A: A lot of African American actors don’t want to do anything with slavery anymore. They don’t even consider acting in it. When they read the script, they loved it and they all said yes. Everyone I know who is an African American has loved the movie and really felt it was a good story to be told.

Q: But wasn’t it horrible to reenact the gruesome whipping and beating scenes?

A: It was very hard to act it and very hard to watch it. Every time the N-word was used, there were long speeches given to everyone in the room saying we have to say it for the movie, but that we in no way condone it. The whipping scenes were just devastating to watch and even to be a part of. No one ever got hit--it is the magic of cinema--but the image is so horrifying. I don’t know if you noticed, but the extras were incredible, especially when I got whipped, this one woman literally shrieked.
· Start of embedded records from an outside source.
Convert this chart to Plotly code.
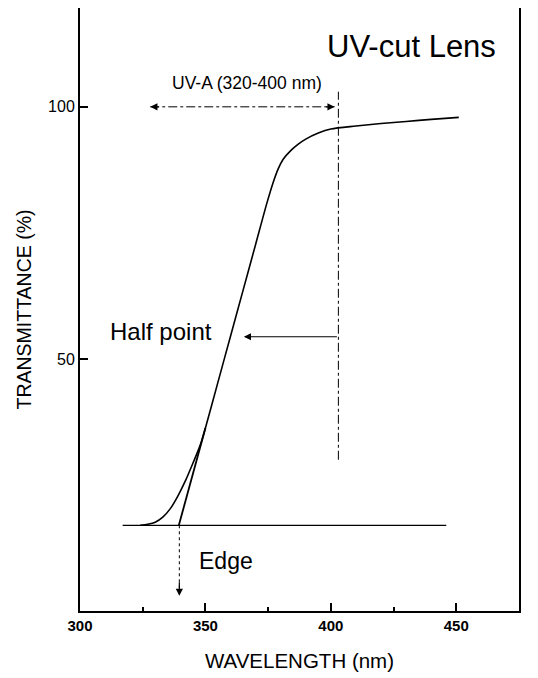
import plotly.graph_objects as go

# --- data ---
wavelength_nm = [324, 327, 330, 333, 336, 339, 342, 345, 348, 350, 355, 360, 365, 370, 374.5,
                 377, 379, 381, 384, 387, 390, 395, 400, 410, 420, 430, 440, 451]
transmittance = [17.0, 17.2, 17.6, 18.6, 20.3, 22.8, 25.8, 29.3, 33.0, 36.3, 45.4, 54.5, 63.6, 72.7, 80.9,
                 85.0, 87.7, 89.6, 91.3, 92.6, 93.6, 94.8, 95.6, 96.2, 96.7, 97.1, 97.5, 97.9]

tangent_nm = [339.4, 350.0]
tangent_T = [17.0, 36.3]

baseline_nm = [317, 446]
baseline_T = [17.0, 17.0]

cutoff_nm = 403
cutoff_T = [30, 103]

uva_range_nm = [328, 401.5]
uva_T = 100

edge_nm = 339.6
edge_T = [17.0, 3.0]

half_T = 54.4
half_tip_nm = 365.3

x_ticks = [300, 350, 400, 450]
y_ticks = [50, 100]

FONT = "Liberation Sans, Arial, Helvetica, sans-serif"

fig = go.Figure()

# baseline
fig.add_trace(go.Scatter(x=baseline_nm, y=baseline_T, mode="lines",
                         line=dict(color="black", width=1.2), hoverinfo="skip"))
# tangent line
fig.add_trace(go.Scatter(x=tangent_nm, y=tangent_T, mode="lines",
                         line=dict(color="black", width=1.8), hoverinfo="skip"))
# transmittance curve
fig.add_trace(go.Scatter(x=wavelength_nm, y=transmittance, mode="lines",
                         line=dict(color="black", width=1.6, shape="spline", smoothing=0.8)))
# cutoff vertical line
fig.add_trace(go.Scatter(x=[cutoff_nm, cutoff_nm], y=cutoff_T, mode="lines",
                         line=dict(color="black", width=1, dash="dashdot"), hoverinfo="skip"))
# UV-A range line
fig.add_trace(go.Scatter(x=uva_range_nm, y=[uva_T, uva_T], mode="lines",
                         line=dict(color="black", width=1, dash="dashdot"), hoverinfo="skip"))
# edge dashed line
fig.add_trace(go.Scatter(x=[edge_nm, edge_nm], y=edge_T, mode="lines",
                         line=dict(color="black", width=1, dash="dot"), hoverinfo="skip"))

ARW = dict(showarrow=True, arrowhead=2, arrowsize=1.2, arrowwidth=1.2, arrowcolor="black", text="",
           xref="x", yref="y", axref="x", ayref="y")
annotations = [
    # UV-A arrowheads
    dict(x=uva_range_nm[0], y=uva_T, ax=uva_range_nm[0] + 4, ay=uva_T, **ARW),
    dict(x=uva_range_nm[1], y=uva_T, ax=uva_range_nm[1] - 4, ay=uva_T, **ARW),
    # Edge arrowhead
    dict(x=edge_nm, y=edge_T[1], ax=edge_nm, ay=edge_T[1] + 3, **ARW),
    # Half point arrow
    dict(x=half_tip_nm, y=half_T, ax=cutoff_nm, ay=half_T, **ARW),
    # texts
    dict(x=366.5, y=104.7, xref="x", yref="y", text="UV-A (320-400 nm)", showarrow=False,
         font=dict(family=FONT, size=17.5, color="black")),
    dict(x=466.8, y=111.9, xref="x", yref="y", text="UV-cut Lens", showarrow=False,
         xanchor="right", font=dict(family=FONT, size=31, color="black")),
    dict(x=332.2, y=55.5, xref="x", yref="y", text="Half point", showarrow=False,
         font=dict(family=FONT, size=24, color="black")),
    dict(x=358.0, y=10.0, xref="x", yref="y", text="Edge", showarrow=False,
         font=dict(family=FONT, size=23, color="black")),
]

fig.update_layout(
    width=530, height=670,
    margin=dict(l=72, r=19, t=0, b=67),
    paper_bgcolor="white", plot_bgcolor="white",
    showlegend=False,
    annotations=annotations,
    font=dict(family=FONT, color="black"),
)

fig.update_xaxes(
    range=[300, 475], tickvals=x_ticks, ticktext=[str(v) for v in x_ticks],
    showgrid=False, zeroline=False, showline=True, linecolor="black", linewidth=2, mirror=True,
    ticks="inside", ticklen=8, tickwidth=2, tickcolor="black",
    minor=dict(dtick=25, tick0=300, ticks="inside", ticklen=4, tickwidth=1.5, tickcolor="black", showgrid=False),
    tickfont=dict(family=FONT, size=15, color="black", weight="bold"),
    title=dict(text="WAVELENGTH (nm)", font=dict(family=FONT, size=20.5, color="black"), standoff=21),
    automargin=False,
)
fig.update_yaxes(
    range=[0, 119.6], tickvals=y_ticks, ticktext=[str(v) for v in y_ticks],
    showgrid=False, zeroline=False, showline=True, linecolor="black", linewidth=2, mirror=True,
    ticks="inside", ticklen=8, tickwidth=1.5, tickcolor="black",
    tickfont=dict(family=FONT, size=16, color="black"),
    title=dict(text="TRANSMITTANCE (%)", font=dict(family=FONT, size=19.5, color="black"), standoff=11),
    automargin=False,
)

fig.write_html("out.html")
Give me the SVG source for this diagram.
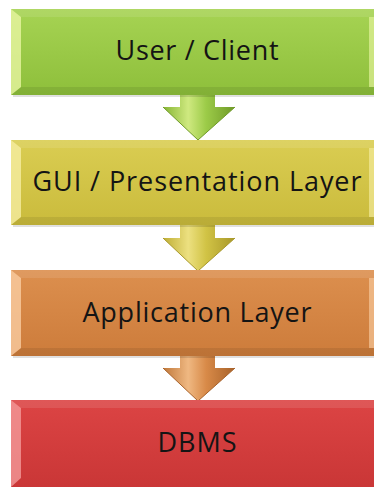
<svg xmlns="http://www.w3.org/2000/svg" width="374" height="487" viewBox="0 0 374 487">
<defs>
<linearGradient id="gGreen" x1="0" y1="0" x2="0" y2="1"><stop offset="0" stop-color="#a6d353"/><stop offset="1" stop-color="#8ebf3b"/></linearGradient>
<linearGradient id="gYellow" x1="0" y1="0" x2="0" y2="1"><stop offset="0" stop-color="#dacd52"/><stop offset="1" stop-color="#cabb3c"/></linearGradient>
<linearGradient id="gOrange" x1="0" y1="0" x2="0" y2="1"><stop offset="0" stop-color="#dc8f4e"/><stop offset="1" stop-color="#cd7c3b"/></linearGradient>
<linearGradient id="gRed" x1="0" y1="0" x2="0" y2="1"><stop offset="0" stop-color="#dc4444"/><stop offset="1" stop-color="#c93636"/></linearGradient>
<linearGradient id="aGreen" x1="0" y1="0" x2="1" y2="0"><stop offset="0" stop-color="#86b534"/><stop offset="0.35" stop-color="#cfe980"/><stop offset="0.6" stop-color="#9ccb48"/><stop offset="1" stop-color="#6f9a28"/></linearGradient>
<linearGradient id="aYellow" x1="0" y1="0" x2="1" y2="0"><stop offset="0" stop-color="#bfae35"/><stop offset="0.35" stop-color="#ece080"/><stop offset="0.6" stop-color="#d1c345"/><stop offset="1" stop-color="#a8982a"/></linearGradient>
<linearGradient id="aOrange" x1="0" y1="0" x2="1" y2="0"><stop offset="0" stop-color="#c0783a"/><stop offset="0.35" stop-color="#efb882"/><stop offset="0.6" stop-color="#d88a48"/><stop offset="1" stop-color="#a8622a"/></linearGradient>
</defs>
<style>
.lbl{font-family:"Open Sans","Noto Sans","Liberation Sans",sans-serif;font-size:27px;fill:#141414;text-anchor:middle}
.sh{fill:#000;opacity:0.12}
.bl{opacity:0.75}
.bd{fill:#000;opacity:0.08}
.bt{fill:#fff;opacity:0.1}
</style>
<g id="connectors">
<g id="arrow1">
<path d="M180,90 H215 V107 H235 L198,140 L163,107 H180 Z" fill="url(#aGreen)"/>
<path d="M163,107 L198,140 L235,107" fill="none" stroke="#6f9a28" stroke-width="1"/>
</g>
<g id="arrow2">
<path d="M180,221 H215 V238 H235 L198,271 L163,238 H180 Z" fill="url(#aYellow)"/>
<path d="M163,238 L198,271 L235,238" fill="none" stroke="#a8982a" stroke-width="1"/>
</g>
<g id="arrow3">
<path d="M180,352 H215 V368 H235 L198,401 L163,368 H180 Z" fill="url(#aOrange)"/>
<path d="M163,368 L198,401 L235,368" fill="none" stroke="#a8622a" stroke-width="1"/>
</g>
</g>
<g id="node-user">
<rect x="13" y="11" width="375" height="86" class="sh"/>
<rect x="11" y="9" width="375" height="86" fill="url(#gGreen)"/>
<polygon points="11,9 386,9 376,17 21,17" class="bt"/>
<polygon points="11,95 386,95 376,87 21,87" class="bd"/>
<polygon points="11,9 21,17 21,87 11,95" fill="#eef8a8" class="bl"/>
<rect x="369" y="17" width="5" height="70" fill="#eef8a8" opacity="0.6"/>
<text x="197" y="60" class="lbl" textLength="163">User / Client</text>
</g>
<g id="node-gui">
<rect x="13" y="142" width="375" height="85" class="sh"/>
<rect x="11" y="140" width="375" height="85" fill="url(#gYellow)"/>
<polygon points="11,140 386,140 376,148 21,148" class="bt"/>
<polygon points="11,225 386,225 376,217 21,217" class="bd"/>
<polygon points="11,140 21,148 21,217 11,225" fill="#f8f0a8" class="bl"/>
<rect x="369" y="148" width="5" height="69" fill="#f8f0a8" opacity="0.6"/>
<text x="197" y="191" class="lbl" textLength="329">GUI / Presentation Layer</text>
</g>
<g id="node-app">
<rect x="13" y="272" width="375" height="86" class="sh"/>
<rect x="11" y="270" width="375" height="86" fill="url(#gOrange)"/>
<polygon points="11,270 386,270 376,278 21,278" class="bt"/>
<polygon points="11,356 386,356 376,348 21,348" class="bd"/>
<polygon points="11,270 21,278 21,348 11,356" fill="#fcd2a8" class="bl"/>
<rect x="369" y="278" width="5" height="70" fill="#fcd2a8" opacity="0.6"/>
<text x="197" y="322" class="lbl" textLength="229">Application Layer</text>
</g>
<g id="node-dbms">
<rect x="11" y="400" width="375" height="90" fill="url(#gRed)"/>
<polygon points="11,400 386,400 376,408 21,408" class="bt"/>
<polygon points="11,400 21,408 21,478 11,487" fill="#f5a0a0" class="bl"/>
<text x="197" y="452" class="lbl" textLength="79">DBMS</text>
</g>
</svg>
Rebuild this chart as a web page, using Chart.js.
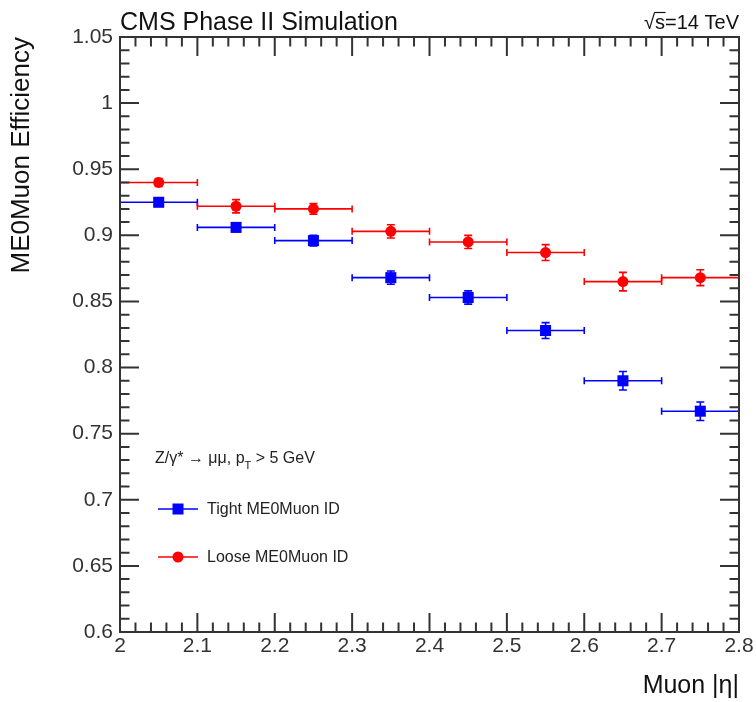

Q: Being a mother, could you have given up your children like Kemble did?

A: I can’t even imagine [giving up my children]. But her belief was, and I think mine would be too, if I had to make that kind of choice, that my children would ultimately see who I was and respect me for the choice that I have to make.

Q: Didn’t you recently receive an honor from the queen of England?

A: I was very thrilled that the queen gave me one of the highest honors in the country. I got the O.B.E.--Officer of the British Empire--for services of diplomacy around the world. It’s carrying yourself as a good British citizen. I am going to Buckingham Palace in July, but officially I already have the honor.

Q: Would you ever think of doing another TV series?

A: If the networks wanted me to, absolutely I would.

* “Enslavement: The True Story of Fanny Kemble” will be shown Sunday at 8 p.m. on Showtime. The network has rated it TV-14 (may be unsuitable for children younger than 14).